Date of Award

Fall 2022

Document Type

Thesis

Terms of Use

© 2022 Elizabeth Garcia. All rights reserved. This work is freely available courtesy of the author. It may only be used for non-commercial, educational, and research purposes. For all other uses, including reproduction and distribution, please contact the copyright holder.

Degree Name

Bachelor of Arts

Department

Sociology & Anthropology Department

First Advisor

Salvador Rangel

Abstract

Redefining Safety: Latinx Migrant Perspectives on School Safety in Rural Pennsylvania. High Schools aims to answer the research question: What does a safe educational space look like for rurally based high school students from immigrant families? This thesis draws on my lived experiences growing up in a mixed-status immigrant family in rural, PA. Drawing from anthropological and interdisciplinary research that explores how marginalized communities experience and navigate systemic violence, this thesis explores themes in the Latinx immigrant community such as a contradictory sense of hyper surveillance and invisibility. Inspired by abolitionist and geographer Ruth Wilson Gilmore’s research, I focus on “placemaking,” with respect to high schools. This thesis is attentive to how (un)safe schools are made. I analyze how harmful systemic barriers are created and enforced, thereby contributing to schools in which Latinx migrants navigate exclusive or punitive conditions. I also analyze the placemaking that occurs by Latinx migrant communities and their allies. This includes the resistance of the political, economic, and social barriers.

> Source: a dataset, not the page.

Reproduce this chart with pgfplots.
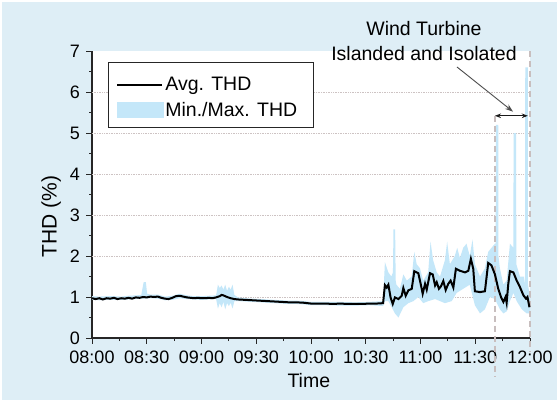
\documentclass[border=0pt]{standalone}
\usepackage{fontspec}
\setmainfont{Liberation Sans}
\usepackage{pgfplots}
\pgfplotsset{compat=1.18}
\usetikzlibrary{arrows.meta}
\definecolor{bgblue}{RGB}{222,238,246}
\definecolor{bandblue}{RGB}{196,231,249}
\definecolor{gridc}{RGB}{205,195,195}
\definecolor{dashc}{RGB}{200,190,190}
\newcommand\tickfont{\fontsize{18bp}{20bp}\selectfont}
\newcommand\labfont{\fontsize{19.5bp}{22bp}\selectfont}

% band polygon: max envelope (increasing t), then min envelope (decreasing t)
\pgfplotstableread{
t v
0 1.02
4 1.01
8 1.02
12 1.02
16 1.01
20 1.03
24 1.04
27 1.05
28.3 1.36
29.5 1.36
30.2 1.08
32 1.06
36 1.06
40 1.01
44 1.03
48 1.08
52 1.04
56 1.02
60 1.02
64 1.03
68 1.04
69 1.30
70 1.22
71 1.28
72 1.18
73 1.30
74 1.15
75 1.25
76 1.18
77 1.30
78 1.05
80 0.99
84 0.97
88 0.96
92 0.95
96 0.94
100 0.93
104 0.92
108 0.91
112 0.91
116 0.90
120 0.88
128 0.88
136 0.88
144 0.87
152 0.88
159.5 0.90
160.5 1.85
162.4 1.60
164 1.50
164.9 1.60
165.2 2.65
166.1 2.65
166.4 1.40
166.8 1.30
168.7 1.20
170.6 1.55
172.5 1.40
175.2 1.50
176.6 2.10
177.9 1.80
179.7 1.70
181.5 1.40
184.2 1.60
185.5 2.35
186.9 1.90
188.9 1.60
190.7 1.50
193.4 1.90
194.6 2.35
196.1 1.80
198.8 2.00
200.1 2.20
201.6 1.95
203.4 2.20
205.2 2.30
207.0 2.00
208.5 2.40
209.8 1.80
212.6 1.50
215.3 1.70
217.1 2.10
218.9 2.20
220.8 2.30
221.2 2.30
221.3 5.20
222.6 5.20
222.7 2.00
223.5 1.70
225.4 1.30
227.2 1.40
229.0 2.30
230.9 2.20
231.0 5.00
232.4 5.00
232.5 1.80
234.5 1.50
236.7 1.50
237.3 1.30
237.4 6.60
238.8 6.60
238.9 1.30
240 1.00
240 0.60
238.2 0.60
235.5 0.70
232.7 0.90
230.9 1.10
229.0 0.90
227.2 0.65
225.4 0.60
223.5 0.70
220.8 0.95
218.0 1.00
215.3 0.70
212.6 0.60
209.8 0.80
207.0 1.30
203.4 1.20
199.8 1.10
197.1 0.90
193.4 0.85
190.7 0.90
188.0 0.95
184.3 0.90
181.5 0.85
178.8 1.00
176.1 0.90
173.3 0.85
170.6 0.75
167.9 0.50
166.0 0.60
164.2 0.75
162.4 0.90
160.5 0.90
159.5 0.78
152 0.80
144 0.79
136 0.79
128 0.80
120 0.80
116 0.82
112 0.83
108 0.83
104 0.84
100 0.85
96 0.86
92 0.87
88 0.88
84 0.89
80 0.90
78 0.90
77 0.72
76 0.86
75 0.78
74 0.85
73 0.70
72 0.88
71 0.75
70 0.85
69 0.72
68 0.95
64 0.94
60 0.93
56 0.94
52 0.95
48 0.97
44 0.93
40 0.92
36 0.96
32 0.97
28 0.96
24 0.95
20 0.94
16 0.93
12 0.93
8 0.93
4 0.92
0 0.93
}\banddata

\pgfplotstableread{
t v
0 0.97
2 0.95
4 0.97
6 0.94
8 0.97
10 0.96
12 0.98
14 0.95
16 0.97
18 0.96
20 0.98
22 0.96
24 0.99
26 0.98
28 1.00
30 0.99
32 1.01
34 1.00
36 1.01
38 0.98
40 0.96
42 0.95
44 0.98
46 1.02
48 1.03
50 1.01
52 0.99
54 0.98
56 0.97
58 0.98
60 0.97
62 0.97
64 0.98
66 0.97
68 0.99
70 1.02
71 1.05
72 1.04
74 1.00
76 0.97
78 0.95
80 0.94
84 0.93
88 0.92
92 0.91
96 0.90
100 0.89
104 0.88
108 0.87
112 0.87
116 0.86
120 0.84
124 0.84
128 0.84
132 0.83
136 0.84
140 0.83
144 0.83
148 0.83
152 0.84
156 0.84
159.5 0.85
160.5 1.29
161.5 1.23
162.4 1.30
163.6 0.99
164.8 0.83
166.0 0.99
167.9 0.95
169.7 1.03
170.6 1.22
171.9 1.03
173.3 1.16
175.2 1.20
176.6 1.63
178.8 1.58
180.1 1.32
181.2 1.08
182.5 1.32
183.4 1.18
185.2 1.58
186.7 1.55
188.0 1.28
188.9 1.36
190.1 1.20
191.2 1.26
192.5 1.39
193.8 1.17
195.2 1.32
196.5 1.40
198.0 1.23
199.4 1.69
201.6 1.64
204.4 1.60
206.2 1.64
207.6 1.93
208.9 1.69
209.8 1.14
212.6 1.12
215.3 1.14
217.1 1.83
218.9 1.77
220.8 1.55
222.6 1.20
224.1 1.00
225.4 0.88
226.6 1.00
227.2 0.86
228.1 1.32
229.0 1.63
230.9 1.60
232.7 1.40
234.5 1.24
236.4 1.04
237.8 0.96
238.6 1.00
239.7 0.75
}\avgdata

\begin{document}
\begin{tikzpicture}
\fill[white] (0,0) rectangle (557bp,400bp);
\fill[bgblue] (2bp,0) rectangle (557bp,398bp);
\begin{axis}[
  at={(92bp,62bp)}, anchor=south west,
  scale only axis, width=438bp, height=287bp,
  xmin=0, xmax=240, ymin=0, ymax=7,
  axis x line*=bottom, axis y line*=left,
  axis line style={line width=1.1bp, black!85},
  axis background/.style={fill=white},
  xtick={0,30,...,240},
  xticklabels={08:00,08:30,09:00,09:30,10:00,10:30,11:00,11:30,12:00},
  minor xtick={15,45,...,225},
  ytick={0,1,...,7},
  minor ytick={0.5,1.5,...,6.5},
  tick align=outside,
  major tick length=5.5bp, minor tick length=3bp,
  every tick/.style={black!85, line width=1bp},
  tick label style={font=\tickfont},
  /pgf/number format/assume math mode=true,
  xticklabel style={anchor=north, inner sep=0bp, yshift=-7.5bp},
  yticklabel style={anchor=east, inner sep=0bp, xshift=-6.5bp},
  xlabel={Time}, ylabel={THD (\%)},
  xlabel style={font=\labfont, at={(axis description cs:0.495,-0.174)}, anchor=base, inner sep=0bp},
  ylabel style={font=\fontsize{21bp}{24bp}\selectfont, at={(axis description cs:-0.0806,0.4233)}, anchor=base, inner sep=0bp},
  clip=false,
  legend style={at={(axis description cs:0.0365,0.9617)}, anchor=north west,
    draw=none, fill=none, font=\labfont,
    inner xsep=8bp, inner ysep=13bp, row sep=6bp,
    /tikz/every even column/.append style={column sep=5bp}},
  legend cell align=left,
]
\pgfplotsinvokeforeach{1,...,6}{
  \draw[gridc, densely dotted, line width=0.7bp] (axis cs:0,#1) -- (axis cs:240,#1);
}
\addplot[fill=bandblue, draw=none, forget plot] table[x=t,y=v] {\banddata} -- cycle;

\draw[dashc, dash pattern=on 6bp off 4bp, line width=1.1bp] (axis cs:220.8,5.42) -- (axis cs:220.8,-0.95);
\draw[dashc, dash pattern=on 6bp off 4bp, line width=1.1bp] (axis cs:240,7.0) -- (axis cs:240,-0.35);

\addplot[black, line width=2bp, forget plot] table[x=t,y=v] {\avgdata};

% legend frame
\draw[black!85, line width=1bp, fill=white] (axis cs:8.77,6.73) rectangle (axis cs:121.1,5.146);

\addlegendimage{legend image code/.code={\draw[black, line width=2bp] (0bp,0bp) -- (45bp,0bp);}}
\addlegendentry{Avg. THD}
\addlegendimage{legend image code/.code={\fill[bandblue] (0bp,-7bp) rectangle (46bp,7.5bp);}}
\addlegendentry{Min./Max. THD}

\draw[black!70, line width=0.9bp, -{Stealth[length=8bp,width=5.5bp]}] (axis cs:200,6.61) -- (axis cs:230.7,5.52);
\draw[black!90, line width=1bp, {Stealth[length=6bp,width=4.5bp]}-{Stealth[length=6bp,width=4.5bp]}] (axis cs:220.8,5.42) -- (axis cs:238.8,5.42);

\node[font=\labfont, anchor=base, inner sep=0bp] at (axis cs:181.9,7.39) {Wind Turbine};
\node[font=\labfont, anchor=base, inner sep=0bp] at (axis cs:181.9,6.76) {Islanded and Isolated};
\end{axis}
\end{tikzpicture}
\end{document}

This thesis combines an analysis of language and policies in Adams County public high schools’ student handbooks with semi-structured interviews with migrants who recently graduated from these high schools, parents of students who attend(ed) these high schools, and educators who currently teach at these high schools. The data collected informs migrant students' sense of safety in schools. This thesis illustrates that Latinx migrants, alongside allies, are empowered to resist and transform the barriers they face. This can look like trauma-informed, culturally responsive material and movements that are led by and center Latinx migrants and their needs. This research contributes to a larger body of knowledge around what makes schools safe. It is transformative because it includes perspectives that redefine what physically and emotionally safe learning spaces look like.